Now though, as well as this incentive not applying to any Model 3 buyers, Model X and Model S owners who don't buy their car through the referral program will be hit with larger recharge bills than before.

As pointed out by Electrek, the cost of Supercharger use in the US has just increased by up to 100 percent. Oregon is worst hit, with the cost of each kWh of power jumping from $0.12 to $0.24, doubling the cost of charging. Tesla's largest capacity battery is 100kWh, and although a driver is likely to recharge from zero to 100 percent, the cost of topping up from 20 percent to 80 percent has increased from $7.20 to $14.40. This is still cheaper than gasoline, but a price hike nonetheless.

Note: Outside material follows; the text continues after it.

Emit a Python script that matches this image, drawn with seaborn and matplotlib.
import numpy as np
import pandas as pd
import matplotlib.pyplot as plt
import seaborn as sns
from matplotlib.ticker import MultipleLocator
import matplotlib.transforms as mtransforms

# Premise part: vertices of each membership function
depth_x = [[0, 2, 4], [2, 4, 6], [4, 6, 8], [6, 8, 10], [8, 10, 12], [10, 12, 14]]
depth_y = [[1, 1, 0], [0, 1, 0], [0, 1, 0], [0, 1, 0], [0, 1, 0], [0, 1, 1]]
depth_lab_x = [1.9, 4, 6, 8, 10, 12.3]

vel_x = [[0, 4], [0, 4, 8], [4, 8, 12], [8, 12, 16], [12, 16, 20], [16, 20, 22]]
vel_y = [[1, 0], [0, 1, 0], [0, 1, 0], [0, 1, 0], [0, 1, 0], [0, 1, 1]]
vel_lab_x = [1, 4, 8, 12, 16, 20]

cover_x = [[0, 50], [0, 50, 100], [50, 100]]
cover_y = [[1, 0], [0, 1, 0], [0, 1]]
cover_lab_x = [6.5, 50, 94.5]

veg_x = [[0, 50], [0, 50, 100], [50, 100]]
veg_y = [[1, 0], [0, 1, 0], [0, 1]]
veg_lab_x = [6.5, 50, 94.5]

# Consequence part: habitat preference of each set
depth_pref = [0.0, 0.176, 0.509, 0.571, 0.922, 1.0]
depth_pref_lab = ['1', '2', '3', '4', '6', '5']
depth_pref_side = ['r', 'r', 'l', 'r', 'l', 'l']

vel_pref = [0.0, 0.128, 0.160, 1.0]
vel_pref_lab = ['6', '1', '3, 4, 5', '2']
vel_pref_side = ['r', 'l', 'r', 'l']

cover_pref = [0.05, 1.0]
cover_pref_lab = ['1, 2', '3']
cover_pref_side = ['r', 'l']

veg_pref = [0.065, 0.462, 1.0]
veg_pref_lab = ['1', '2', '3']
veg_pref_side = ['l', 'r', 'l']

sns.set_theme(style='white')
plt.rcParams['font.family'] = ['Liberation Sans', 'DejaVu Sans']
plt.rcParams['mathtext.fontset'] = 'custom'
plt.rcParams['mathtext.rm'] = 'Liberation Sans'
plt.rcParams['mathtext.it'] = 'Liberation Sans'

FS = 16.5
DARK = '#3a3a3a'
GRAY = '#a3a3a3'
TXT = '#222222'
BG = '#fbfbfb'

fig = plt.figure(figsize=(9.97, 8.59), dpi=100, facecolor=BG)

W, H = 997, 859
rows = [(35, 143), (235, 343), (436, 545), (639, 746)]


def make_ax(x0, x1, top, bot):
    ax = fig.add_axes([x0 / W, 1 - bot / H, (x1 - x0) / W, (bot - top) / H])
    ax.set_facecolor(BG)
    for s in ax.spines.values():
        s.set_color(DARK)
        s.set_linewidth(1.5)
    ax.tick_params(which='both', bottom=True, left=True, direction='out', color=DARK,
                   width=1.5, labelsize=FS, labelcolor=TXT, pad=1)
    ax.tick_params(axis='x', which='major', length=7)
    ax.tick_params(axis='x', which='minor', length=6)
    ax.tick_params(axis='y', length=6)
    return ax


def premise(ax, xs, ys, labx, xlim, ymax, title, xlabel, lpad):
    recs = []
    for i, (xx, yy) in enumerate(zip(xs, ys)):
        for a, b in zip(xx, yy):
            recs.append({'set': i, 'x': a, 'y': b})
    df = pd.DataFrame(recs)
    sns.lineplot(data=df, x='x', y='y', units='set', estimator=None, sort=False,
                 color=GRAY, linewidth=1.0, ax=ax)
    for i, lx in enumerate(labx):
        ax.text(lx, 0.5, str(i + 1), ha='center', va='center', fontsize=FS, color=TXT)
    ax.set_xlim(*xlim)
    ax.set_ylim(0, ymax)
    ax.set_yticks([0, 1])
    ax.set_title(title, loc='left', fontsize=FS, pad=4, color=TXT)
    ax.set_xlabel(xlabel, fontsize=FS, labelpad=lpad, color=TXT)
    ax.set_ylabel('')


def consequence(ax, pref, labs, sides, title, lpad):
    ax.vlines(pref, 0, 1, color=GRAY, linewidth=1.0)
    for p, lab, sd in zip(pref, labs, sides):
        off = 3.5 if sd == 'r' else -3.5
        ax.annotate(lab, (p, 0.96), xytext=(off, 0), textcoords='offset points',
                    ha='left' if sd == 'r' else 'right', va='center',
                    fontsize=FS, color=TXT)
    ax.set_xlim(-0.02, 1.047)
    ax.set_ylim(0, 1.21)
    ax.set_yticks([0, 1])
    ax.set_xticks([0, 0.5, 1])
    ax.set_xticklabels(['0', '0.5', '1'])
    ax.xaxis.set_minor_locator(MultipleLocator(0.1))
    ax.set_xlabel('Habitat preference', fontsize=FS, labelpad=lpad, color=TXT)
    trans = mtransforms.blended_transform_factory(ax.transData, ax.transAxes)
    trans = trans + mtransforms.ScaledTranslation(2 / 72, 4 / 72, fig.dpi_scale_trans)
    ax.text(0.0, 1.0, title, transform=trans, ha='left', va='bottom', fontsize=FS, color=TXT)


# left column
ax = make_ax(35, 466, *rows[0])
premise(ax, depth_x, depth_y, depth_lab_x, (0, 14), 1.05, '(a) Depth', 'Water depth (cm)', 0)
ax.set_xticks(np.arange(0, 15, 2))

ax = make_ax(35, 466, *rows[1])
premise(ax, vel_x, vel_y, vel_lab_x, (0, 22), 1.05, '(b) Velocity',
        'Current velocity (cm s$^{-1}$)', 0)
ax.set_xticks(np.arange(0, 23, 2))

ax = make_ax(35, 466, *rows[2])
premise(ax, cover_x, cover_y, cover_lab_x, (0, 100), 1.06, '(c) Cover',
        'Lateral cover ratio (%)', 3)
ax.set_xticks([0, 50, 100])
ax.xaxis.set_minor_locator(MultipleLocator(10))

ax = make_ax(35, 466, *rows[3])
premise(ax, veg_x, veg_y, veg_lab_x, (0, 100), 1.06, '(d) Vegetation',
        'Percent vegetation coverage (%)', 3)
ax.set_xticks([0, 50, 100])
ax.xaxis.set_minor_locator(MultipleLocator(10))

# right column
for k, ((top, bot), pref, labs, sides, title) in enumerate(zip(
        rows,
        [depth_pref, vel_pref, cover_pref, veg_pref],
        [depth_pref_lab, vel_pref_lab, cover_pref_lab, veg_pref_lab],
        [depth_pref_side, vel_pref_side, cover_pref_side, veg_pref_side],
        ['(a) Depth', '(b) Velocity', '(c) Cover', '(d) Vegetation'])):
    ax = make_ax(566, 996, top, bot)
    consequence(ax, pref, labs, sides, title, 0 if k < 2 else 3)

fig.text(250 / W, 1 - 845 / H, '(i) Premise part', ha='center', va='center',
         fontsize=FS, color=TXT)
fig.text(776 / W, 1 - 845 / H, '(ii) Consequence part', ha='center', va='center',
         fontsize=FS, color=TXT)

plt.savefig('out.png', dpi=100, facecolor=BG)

Other states got off lightly. California, where the majority of new Teslas are sold and driven, saw its Superchargers increase from $0.20 to $0.26 per kWh, while New York jumped just five cents, from $0.19 to $0.24 per kWh.

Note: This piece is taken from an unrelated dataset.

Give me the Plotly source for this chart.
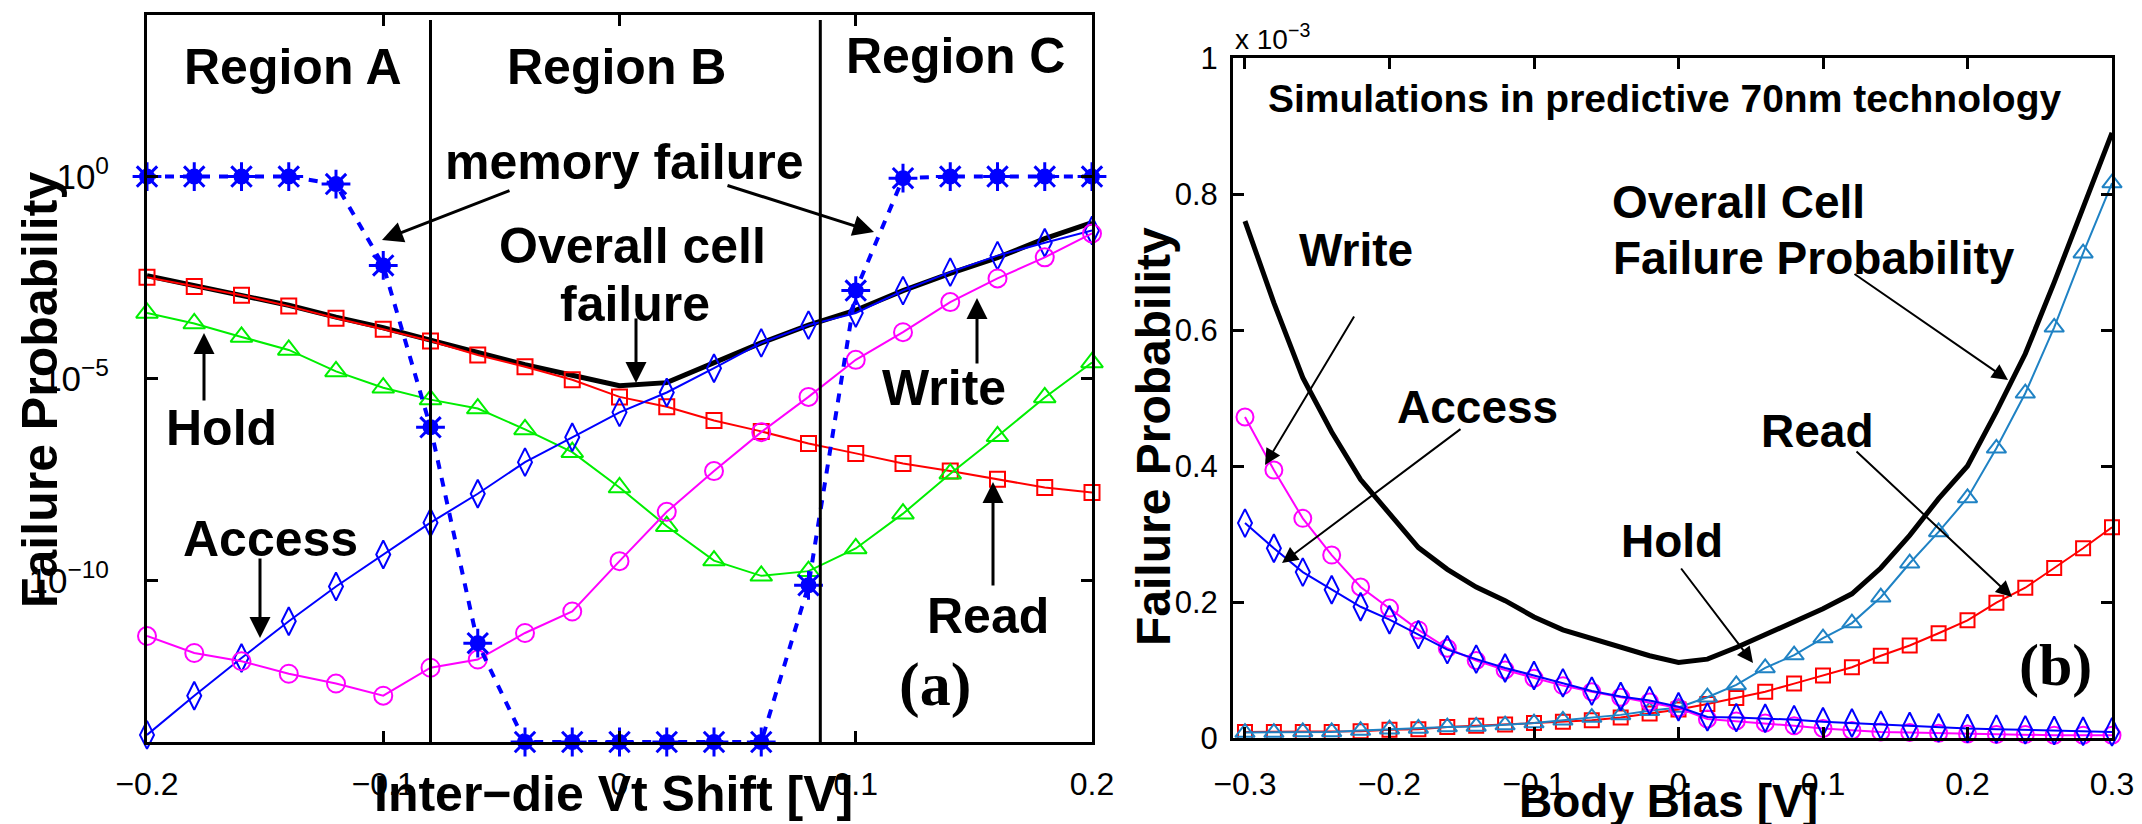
import plotly.graph_objects as go

W, H = 2142, 824

# ---------------- Panel (a): failure probability vs inter-die Vt shift ----------------
VT_SHIFT = [-0.20, -0.18, -0.16, -0.14, -0.12, -0.10, -0.08, -0.06, -0.04, -0.02,
            0.00, 0.02, 0.04, 0.06, 0.08, 0.10, 0.12, 0.14, 0.16, 0.18, 0.20]
READ_A = [3.2e-3, 1.9e-3, 1.15e-3, 6.2e-4, 3.1e-4, 1.66e-4, 8.5e-5, 3.8e-5, 1.95e-5, 9.3e-6,
          3.5e-6, 2.0e-6, 9.1e-7, 4.9e-7, 2.45e-7, 1.4e-7, 7.9e-8, 5.1e-8, 3.2e-8, 2.0e-8, 1.5e-8]
HOLD_A = [4.2e-4, 2.3e-4, 1.07e-4, 5.1e-5, 1.5e-5, 5.9e-6, 3.0e-6, 1.8e-6, 5.5e-7, 1.5e-7,
          2.0e-8, 2.2e-9, 3.1e-10, 1.3e-10, 1.7e-10, 6.2e-10, 4.5e-9, 4.4e-8, 3.7e-7, 3.4e-6, 2.5e-5]
ACCESS_A = [1.5e-14, 1.4e-13, 1.2e-12, 9.8e-12, 7.1e-11, 4.4e-10, 2.7e-9, 1.4e-8, 8.5e-8, 3.5e-7,
            1.45e-6, 4.5e-6, 1.8e-5, 7.6e-5, 2.1e-4, 4.2e-4, 1.5e-3, 4.3e-3, 1.1e-2, 2.3e-2, 4.6e-2]
WRITE_A = [4.2e-12, 1.6e-12, 1.0e-12, 4.9e-13, 2.8e-13, 1.4e-13, 6.9e-13, 1.1e-12, 5.0e-12, 1.7e-11,
           3.0e-10, 5.0e-9, 5.1e-8, 4.7e-7, 3.5e-6, 2.9e-5, 1.4e-4, 7.8e-4, 3.0e-3, 1.0e-2, 3.9e-2]
OVERALL_A = [3.5e-3, 2.0e-3, 1.2e-3, 6.5e-4, 3.3e-4, 1.8e-4, 8.9e-5, 4.3e-5, 2.2e-5, 1.2e-5,
             6.6e-6, 7.9e-6, 2.5e-5, 7.6e-5, 2.1e-4, 4.9e-4, 1.5e-3, 4.0e-3, 9.8e-3, 2.9e-2, 7.2e-2]
MEMORY_A = [1.0, 1.0, 1.0, 1.0, 0.65, 6.3e-3, 6.2e-7, 2.8e-12, 1e-14, 1e-14,
            1e-14, 1e-14, 1e-14, 1e-14, 7.6e-11, 1.5e-3, 0.91, 1.0, 1.0, 1.0, 1.0]
REGION_BOUNDS = [-0.08, 0.085]
X_TICKS_A = [-0.2, -0.1, 0.0, 0.1, 0.2]
X_TICKTEXT_A = ["\u22120.2", "\u22120.1", "0", "0.1", "0.2"]
Y_TICKS_A = [1e-10, 1e-5, 1.0]
Y_TICKTEXT_A = ["10<sup>\u221210</sup>", "10<sup>\u22125</sup>", "10<sup>0</sup>"]

# ---------------- Panel (b): failure probability (x1e-3) vs body bias ----------------
BODY_BIAS = [-0.30, -0.28, -0.26, -0.24, -0.22, -0.20, -0.18, -0.16, -0.14, -0.12, -0.10,
             -0.08, -0.06, -0.04, -0.02, 0.00, 0.02, 0.04, 0.06, 0.08, 0.10,
             0.12, 0.14, 0.16, 0.18, 0.20, 0.22, 0.24, 0.26, 0.28, 0.30]
OVERALL_B = [0.76, 0.64, 0.53, 0.45, 0.38, 0.33, 0.28, 0.248, 0.222, 0.202, 0.178,
             0.159, 0.146, 0.134, 0.121, 0.111, 0.116, 0.133, 0.152, 0.172, 0.190,
             0.212, 0.250, 0.298, 0.352, 0.40, 0.48, 0.565, 0.67, 0.78, 0.89]
HOLD_B = [0.008, 0.008, 0.009, 0.009, 0.011, 0.013, 0.014, 0.016, 0.017, 0.019, 0.022,
          0.026, 0.030, 0.034, 0.040, 0.045, 0.060, 0.078, 0.103, 0.122, 0.147,
          0.169, 0.207, 0.257, 0.303, 0.353, 0.426, 0.507, 0.604, 0.713, 0.816]
READ_B = [0.009, 0.009, 0.009, 0.009, 0.010, 0.012, 0.013, 0.016, 0.018, 0.020, 0.022,
          0.024, 0.026, 0.030, 0.036, 0.042, 0.050, 0.059, 0.068, 0.080, 0.092,
          0.104, 0.121, 0.136, 0.154, 0.173, 0.199, 0.221, 0.250, 0.279, 0.310]
ACCESS_B = [0.316, 0.279, 0.244, 0.218, 0.193, 0.174, 0.152, 0.130, 0.116, 0.103, 0.092,
            0.081, 0.069, 0.061, 0.055, 0.046, 0.031, 0.030, 0.029, 0.027, 0.024,
            0.022, 0.019, 0.017, 0.015, 0.014, 0.013, 0.012, 0.011, 0.010, 0.009]
WRITE_B = [0.472, 0.394, 0.323, 0.269, 0.222, 0.191, 0.159, 0.132, 0.114, 0.100, 0.088,
           0.077, 0.068, 0.060, 0.053, 0.044, 0.028, 0.025, 0.022, 0.018, 0.014,
           0.011, 0.009, 0.008, 0.007, 0.006, 0.005, 0.005, 0.004, 0.004, 0.004]
X_TICKS_B = [-0.3, -0.2, -0.1, 0.0, 0.1, 0.2, 0.3]
X_TICKTEXT_B = ["\u22120.3", "\u22120.2", "\u22120.1", "0", "0.1", "0.2", "0.3"]
Y_TICKS_B = [0, 0.2, 0.4, 0.6, 0.8, 1.0]
Y_TICKTEXT_B = ["0", "0.2", "0.4", "0.6", "0.8", "1"]

SANS = "Liberation Sans, Arial, Helvetica, sans-serif"
SERIF = "Liberation Serif, Times New Roman, serif"


def px(x):
    return x / W


def py(y):
    return 1 - y / H


fig = go.Figure()


def series(x, y, color, symbol, size, xa, ya, width=2, name=""):
    fig.add_trace(go.Scatter(
        x=x, y=y, mode="lines+markers", name=name, xaxis=xa, yaxis=ya,
        line=dict(color=color, width=width),
        marker=dict(symbol=symbol, size=size, color=color, line=dict(color=color, width=2)),
        cliponaxis=False, showlegend=False))


# Panel (a) traces
fig.add_trace(go.Scatter(x=VT_SHIFT, y=OVERALL_A, mode="lines", xaxis="x", yaxis="y",
                         line=dict(color="black", width=5), showlegend=False))
series(VT_SHIFT, READ_A, "#FF0000", "square-open", 15, "x", "y", name="Read")
series(VT_SHIFT, HOLD_A, "#00EE00", "triangle-up-open", 19, "x", "y", name="Hold")
series(VT_SHIFT, ACCESS_A, "#0000FF", "diamond-tall-open", 20, "x", "y", name="Access")
series(VT_SHIFT, WRITE_A, "#FF00FF", "circle-open", 18, "x", "y", name="Write")
fig.add_trace(go.Scatter(x=VT_SHIFT, y=MEMORY_A, mode="lines+markers", xaxis="x", yaxis="y",
                         line=dict(color="#0000FF", width=4, dash="9px,9px"),
                         marker=dict(symbol="circle", size=16, color="#0000FF"),
                         cliponaxis=False, showlegend=False))
fig.add_trace(go.Scatter(x=VT_SHIFT, y=MEMORY_A, mode="markers", xaxis="x", yaxis="y",
                         marker=dict(symbol="asterisk-open", size=24, color="#0000FF",
                                     line=dict(color="#0000FF", width=3)),
                         cliponaxis=False, showlegend=False))

# Panel (b) traces
fig.add_trace(go.Scatter(x=BODY_BIAS, y=OVERALL_B, mode="lines", xaxis="x2", yaxis="y2",
                         line=dict(color="black", width=5), showlegend=False))
series(BODY_BIAS, READ_B, "#FF0000", "square-open", 14, "x2", "y2", name="Read")
series(BODY_BIAS, HOLD_B, "#1F82C4", "triangle-up-open", 17, "x2", "y2", name="Hold")
series(BODY_BIAS, WRITE_B, "#FF00FF", "circle-open", 17, "x2", "y2", name="Write")
series(BODY_BIAS, ACCESS_B, "#0000FF", "diamond-tall-open", 20, "x2", "y2", name="Access")

# Region boundaries
for b in REGION_BOUNDS:
    fig.add_shape(type="line", xref="x", yref="y domain", x0=b, x1=b, y0=0, y1=0.993,
                  line=dict(color="black", width=3))

axis_common = dict(showline=True, linecolor="black", linewidth=3, mirror="ticks",
                   ticks="inside", ticklen=11, tickwidth=2.5, tickcolor="black",
                   showgrid=False, zeroline=False, automargin=False)

fig.update_layout(
    width=W, height=H, autosize=False,
    margin=dict(l=0, r=0, t=0, b=0, pad=0, autoexpand=False),
    paper_bgcolor="white", plot_bgcolor="white",
    showlegend=False,
    xaxis=dict(domain=[px(147), px(1092)], range=[-0.2, 0.2], anchor="y",
               tickvals=X_TICKS_A, ticktext=X_TICKTEXT_A,
               tickfont=dict(family=SANS, size=32, color="black"), ticklabelstandoff=12,
               **axis_common),
    yaxis=dict(domain=[py(742), py(15)], type="log", range=[-14, 4], anchor="x",
               tickvals=Y_TICKS_A, ticktext=Y_TICKTEXT_A,
               tickfont=dict(family=SANS, size=35, color="black"), ticklabelstandoff=28,
               **axis_common),
    xaxis2=dict(domain=[px(1233), px(2112)], range=[-0.3083, 0.3], anchor="y2",
                tickvals=X_TICKS_B, ticktext=X_TICKTEXT_B,
                tickfont=dict(family=SANS, size=32, color="black"), ticklabelstandoff=16,
                **axis_common),
    yaxis2=dict(domain=[py(738), py(58)], range=[0, 1], anchor="x2",
                tickvals=Y_TICKS_B, ticktext=Y_TICKTEXT_B,
                tickfont=dict(family=SANS, size=31, color="black"), ticklabelstandoff=6,
                **axis_common),
)


def label(text, x, y, size=50, xanchor="center", family=SANS, bold=True, angle=0):
    fig.add_annotation(text=(f"<b>{text}</b>" if bold else text), x=px(x), y=py(y),
                       xref="paper", yref="paper", xanchor=xanchor, yanchor="middle",
                       showarrow=False, textangle=angle,
                       font=dict(family=family, size=size, color="black"))


def arrow(tail, tip, width=3, size=1.4):
    fig.add_annotation(text="", x=px(tip[0]), y=py(tip[1]), xref="paper", yref="paper",
                       ax=tail[0] - tip[0], ay=tail[1] - tip[1], axref="pixel", ayref="pixel",
                       showarrow=True, arrowhead=2, arrowsize=size, arrowwidth=width,
                       arrowcolor="black", standoff=0, startstandoff=0)


# Panel (a) labels
label("Region A", 293, 67)
label("Region B", 616, 67)
label("Region C", 955, 56)
label("memory failure", 624, 162)
label("Overall cell", 632, 246)
label("failure", 635, 304)
label("Hold", 221, 428)
label("Access", 270, 539)
label("Write", 944, 388)
label("Read", 988, 616)
label("(a)", 935, 684, size=62, family=SERIF)
arrow((511, 190), (382, 240))
arrow((726, 185), (874, 232))
arrow((636, 317), (636, 383))
arrow((204, 402), (204, 333))
arrow((260, 557), (260, 638))
arrow((977, 365), (977, 298))
arrow((993, 587), (993, 482))
label("Failure Probability", 40, 390, size=50, angle=-90)
label("Inter\u2212die Vt Shift [V]", 613, 794, size=50)

# Panel (b) labels
label("x 10<sup>\u22123</sup>", 1233, 37, size=28, xanchor="left", bold=False)
label("Simulations in predictive 70nm technology", 1664, 98, size=39)
label("Overall Cell", 1610, 202, size=46, xanchor="left")
label("Failure Probability", 1611, 258, size=46, xanchor="left")
label("Write", 1356, 250, size=46)
label("Access", 1477, 407, size=46)
label("Hold", 1672, 541, size=46)
label("Read", 1817, 431, size=46)
label("(b)", 2055, 665, size=60, family=SERIF)
arrow((1853, 273), (2008, 380), width=2, size=1.6)
arrow((1355, 315), (1265, 465), width=2, size=1.6)
arrow((1462, 428), (1282, 563), width=2, size=1.6)
arrow((1680, 567), (1753, 663), width=2, size=1.6)
arrow((1855, 450), (2012, 597), width=2, size=1.6)
label("Failure Probability", 1153, 437, size=48, angle=-90)
label("Body Bias [V]", 1668, 801, size=46)

fig.write_html("out.html")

A Model S charging at a Supercharger in ScotlandGearBrain

A full list of the new prices for charging in each US state is available on the Tesla website. In the few states where Tesla is not allowed to sell electricity, the prices are listed as per minute of Supercharger use rather than per kWh. Although some states have seen 100 percent increases, the average increase across the US is closer to 20 to 40 percent, according to Electrek.

Tesla said in a statement: "We occasionally adjust rates to reflect current local electricity and usage. The overriding principle is that Supercharging will always remain significantly cheaper than gasoline, as we only aim to recover a portion of our costs while setting up a fair system for everyone. This will never be a profit center for Tesla."

It shouldn't really come as a surprise that Tesla has to increase Supercharger costs every so often. The company now operates over 1,180 stations with 9,000 Superchargers, and while there are no employees at any station, running and maintaining them naturally comes at a cost, and is dependant on the local cost of electricity. In a bid to further lower its costs, Tesla plans to make a majority of its Superchargers self-sufficient via solar panels.

It is also worth remembering that Superchargers are not intended to be used as a Tesla owner's main source of electricity. Tesla asks that owners charge at home and only user Superchargers when they are going on a long journey. The company occasionally reminds drivers that the stations shouldn't be used for powering their daily commutes and local driving.